И в сентябре 1969 года они переехали.
Папа трагически переживал то, что я не снимаюсь.
– Ничегинька не понимаю. Танцуить, поеть, на аккордевончике и на пианини играить. Хочишь драму – заплачить, хочишь – комедию. И дома сидить. Усе работают, а она не. Дочурка, ты мне што-то недоговариваешь. Наверно, ты допустила якой-то крупный ляпсус, и за ето тибя не беруть у кино.
– Да нет, папа, нет же.
– Ну а тогда у чем же дело? Чем ты хужий?
А я и сама не знаю. У него были на все свои ответы.

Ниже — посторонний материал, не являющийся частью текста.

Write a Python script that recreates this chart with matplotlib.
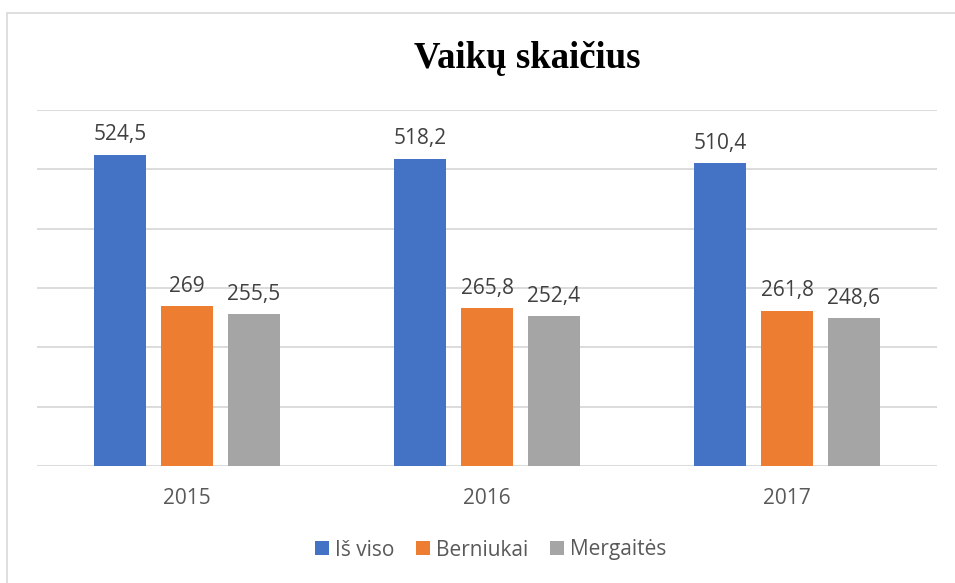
import numpy as np
import matplotlib.pyplot as plt
from matplotlib.patches import Rectangle

years = ["2015", "2016", "2017"]
series_names = ["Iš viso", "Berniukai", "Mergaitės"]
is_viso = [524.5, 518.2, 510.4]
berniukai = [269, 265.8, 261.8]
mergaites = [255.5, 252.4, 248.6]
colors = ["#4472c4", "#ed7d31", "#a5a5a5"]

def fmt(v):
    s = ("%g" % v)
    return s.replace(".", ",")

def main():
    plt.rcParams['font.family'] = ['Open Sans', 'DejaVu Sans']
    fig = plt.figure(figsize=(9.55, 5.83), dpi=100)
    ax = fig.add_axes([37/955, (583-466)/583, 900/955, (466-110)/583])

    x = np.arange(len(years))
    width = 0.173
    offsets = [-0.223, 0, 0.223]
    for vals, off, col, name in zip([is_viso, berniukai, mergaites], offsets, colors, series_names):
        bars = ax.bar(x + off, vals, width, color=col, label=name, zorder=3)
        for b, v in zip(bars, vals):
            ax.text(b.get_x() + b.get_width() / 2, v + 16, fmt(v), ha="center", va="bottom",
                    fontsize=15, color="#404040")

    ax.set_xlim(-0.5, 2.5)
    ax.set_ylim(0, 600)
    ax.set_yticks(np.arange(0, 601, 100))
    ax.yaxis.grid(True, color="#d9d9d9", linewidth=1.3, zorder=0)
    ax.tick_params(axis="y", left=False, labelleft=False)
    ax.tick_params(axis="x", bottom=False, pad=12, labelsize=15, labelcolor="#595959")
    ax.set_xticks(x)
    ax.set_xticklabels(years)
    for s in ax.spines.values():
        s.set_visible(False)

    fig.text(527/955, 1 - 59/583, "Vaikų skaičius", ha="center", va="center",
             fontsize=26.5, fontweight="bold", family=["Liberation Serif", "DejaVu Serif"])

    leg = fig.legend(loc="center", bbox_to_anchor=(491/955, 1 - 550/583), ncol=3, frameon=False,
                     fontsize=15, handlelength=0.65, handleheight=0.65, handletextpad=0.3,
                     columnspacing=1.05)
    for t in leg.get_texts():
        t.set_color("#595959")

    fig.patches.append(Rectangle((7/955, -0.1), 1.0, 1 - 13/583 + 0.1, transform=fig.transFigure,
                                 fill=False, edgecolor="#d9d9d9", linewidth=1.2))

    fig.savefig("out.png", dpi=100)

main()
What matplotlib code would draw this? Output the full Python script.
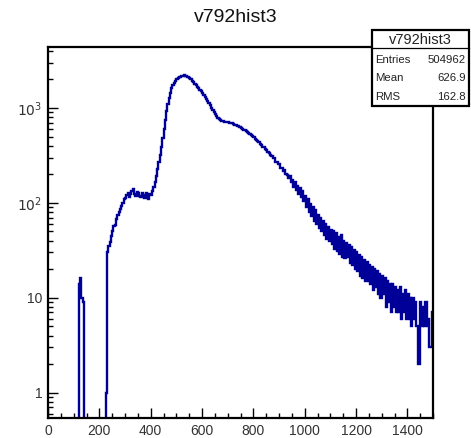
import numpy as np
import matplotlib
matplotlib.use("Agg")
import matplotlib.pyplot as plt
from matplotlib.patches import Rectangle
from matplotlib.lines import Line2D
from matplotlib.ticker import FixedLocator, MultipleLocator, LogLocator, NullFormatter

plt.rcParams['font.family'] = ['Liberation Sans', 'DejaVu Sans']

# ---- data: 5-unit bins from 0 to 1500 (one row = 50 units) ----
bin_width = 5
counts = [
    0, 0, 0, 0, 0, 0, 0, 0, 0, 0,                       # 0
    0, 0, 0, 0, 0, 0, 0, 0, 0, 0,                       # 50
    0, 0, 0, 0, 14, 16, 10, 9, 0, 0,                    # 100
    0, 0, 0, 0, 0, 0, 0, 0, 0, 0,                       # 150
    0, 0, 0, 0, 0, 1, 30, 35, 39, 45,                   # 200
    50, 57, 59, 67, 75, 80, 86, 93, 100, 109,           # 250
    113, 121, 127, 116, 124, 133, 140, 124, 118, 131,   # 300
    126, 119, 114, 128, 122, 112, 126, 118, 110, 124,   # 350
    120, 133, 146, 165, 190, 225, 270, 320, 390, 480,   # 400
    600, 750, 920, 1100, 1280, 1450, 1620, 1740, 1850, 1930,   # 450
    2000, 2060, 2120, 2150, 2180, 2200, 2210, 2190, 2150, 2110,  # 500
    2060, 2000, 1930, 1870, 1800, 1740, 1680, 1620, 1560, 1500,  # 550
    1430, 1370, 1300, 1240, 1180, 1120, 1070, 1010, 960, 910,    # 600
    860, 820, 790, 765, 745, 732, 722, 716, 712, 708,   # 650
    705, 702, 698, 690, 682, 670, 664, 650, 642, 628,   # 700
    620, 600, 592, 580, 574, 556, 548, 530, 522, 504,   # 750
    496, 474, 464, 446, 438, 418, 412, 392, 390, 366,   # 800
    358, 342, 338, 316, 314, 296, 294, 272, 270, 254,   # 850
    256, 236, 232, 218, 222, 200, 198, 184, 190, 166,   # 900
    176, 148, 168, 138, 152, 124, 142, 116, 132, 104,   # 950
    118, 90, 110, 80, 98, 72, 90, 64, 84, 60,           # 1000
    74, 54, 70, 50, 64, 46, 60, 42, 56, 40,             # 1050
    52, 37, 50, 33, 48, 31, 44, 29, 46, 27,             # 1100
    40, 26, 38, 27, 36, 23, 34, 22, 32, 20,             # 1150
    30, 19, 28, 17, 27, 16, 25, 15, 24, 15,             # 1200
    22, 14, 21, 12, 20, 13, 19, 11, 18, 10,             # 1250
    17, 11, 16, 8, 15, 9, 14, 7, 14, 8,                 # 1300
    13, 7, 12, 7, 13, 6, 11, 7, 12, 6,                  # 1350
    11, 6, 10, 5, 10, 6, 9, 5, 2, 2,                    # 1400
    9, 5, 8, 5, 9, 5, 6, 3, 3, 7,                       # 1450
]
title = "v792hist3"
x_ticks = [0, 200, 400, 600, 800, 1000, 1200, 1400]
y_ticks = [1, 10, 100, 1000]
y_tick_labels = ["1", "10", r"$10^{2}$", r"$10^{3}$"]
stat_names = ["Entries", "Mean", "RMS"]
stat_values = ["504962", "626.9", "162.8"]

edges = np.arange(len(counts) + 1) * bin_width
vals = np.array(counts, dtype=float)
vals[vals <= 0] = 1e-3

W, H = 471, 438
fig = plt.figure(figsize=(W / 100, H / 100), dpi=100)
fig.patch.set_facecolor("white")

ax_l, ax_r, ax_t, ax_b = 48, 433, 47, 418
ax = fig.add_axes([ax_l / W, 1 - ax_b / H, (ax_r - ax_l) / W, (ax_b - ax_t) / H])
ax.stairs(vals, edges, color="#000099", linewidth=1.7, baseline=None)
ax.set_yscale("log")
ax.set_xlim(0, 1500)
ax.set_ylim(0.54, 4400)

ax.xaxis.set_major_locator(FixedLocator(x_ticks))
ax.xaxis.set_minor_locator(MultipleLocator(50))
ax.yaxis.set_major_locator(FixedLocator(y_ticks))
ax.set_yticklabels(y_tick_labels)
ax.yaxis.set_minor_locator(LogLocator(base=10, subs=np.arange(2, 10)))
ax.yaxis.set_minor_formatter(NullFormatter())

ax.tick_params(which="major", direction="in", length=7, width=1.0, labelsize=10,
               top=False, right=False, labelcolor="#333333", pad=4)
ax.tick_params(which="minor", direction="in", length=3.5, width=1.0,
               top=False, right=False)
for s in ax.spines.values():
    s.set_linewidth(1.6)
    s.set_color("black")

fig.text(236 / W, 1 - 18 / H, title, ha="center", va="center", fontsize=14, color="#111111")

# stats box
bx0, bx1, by0, by1 = 372, 469, 30, 106
box = Rectangle((bx0 / W, 1 - by1 / H), (bx1 - bx0) / W, (by1 - by0) / H,
                transform=fig.transFigure, facecolor="white", edgecolor="black",
                linewidth=1.6, zorder=10)
fig.add_artist(box)
fig.add_artist(Line2D([bx0 / W, bx1 / W], [1 - 48 / H, 1 - 48 / H],
                      transform=fig.transFigure, color="black", linewidth=0.9, zorder=11))
fig.text((bx0 + bx1) / 2 / W, 1 - 40 / H, title, ha="center", va="center",
         fontsize=10.5, zorder=12, color="#222222")
rows_y = [60, 78, 97]
for name, val, yy in zip(stat_names, stat_values, rows_y):
    fig.text((bx0 + 3) / W, 1 - yy / H, name, ha="left", va="center", fontsize=8.2,
             zorder=12, color="#222222")
    fig.text((bx1 - 3) / W, 1 - yy / H, val, ha="right", va="center", fontsize=8.2,
             zorder=12, color="#222222")

fig.savefig("out.png", dpi=100)
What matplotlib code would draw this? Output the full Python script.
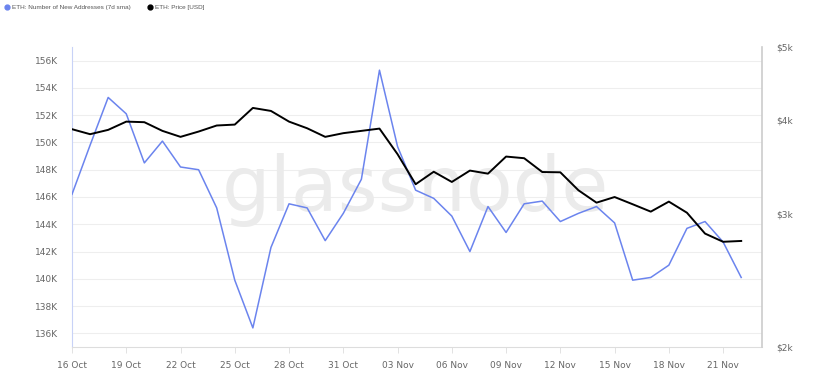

Объясняешь ему, что нет роли…
– Як ето для тибя нет роли, когда ты усе вмеишь?
Что прошла мода…
– Якая такая мода? Як талант, то усегда у моди.
Что другая тематика…
– Так нада пойти у студию, подсказать им тематику.
Что для музыкальных девушек я уже постарела…
– Лель! Што она гаварить?! Да ты, дочурка, як прибодрисся да подкрасисся – тибе як семнадцять!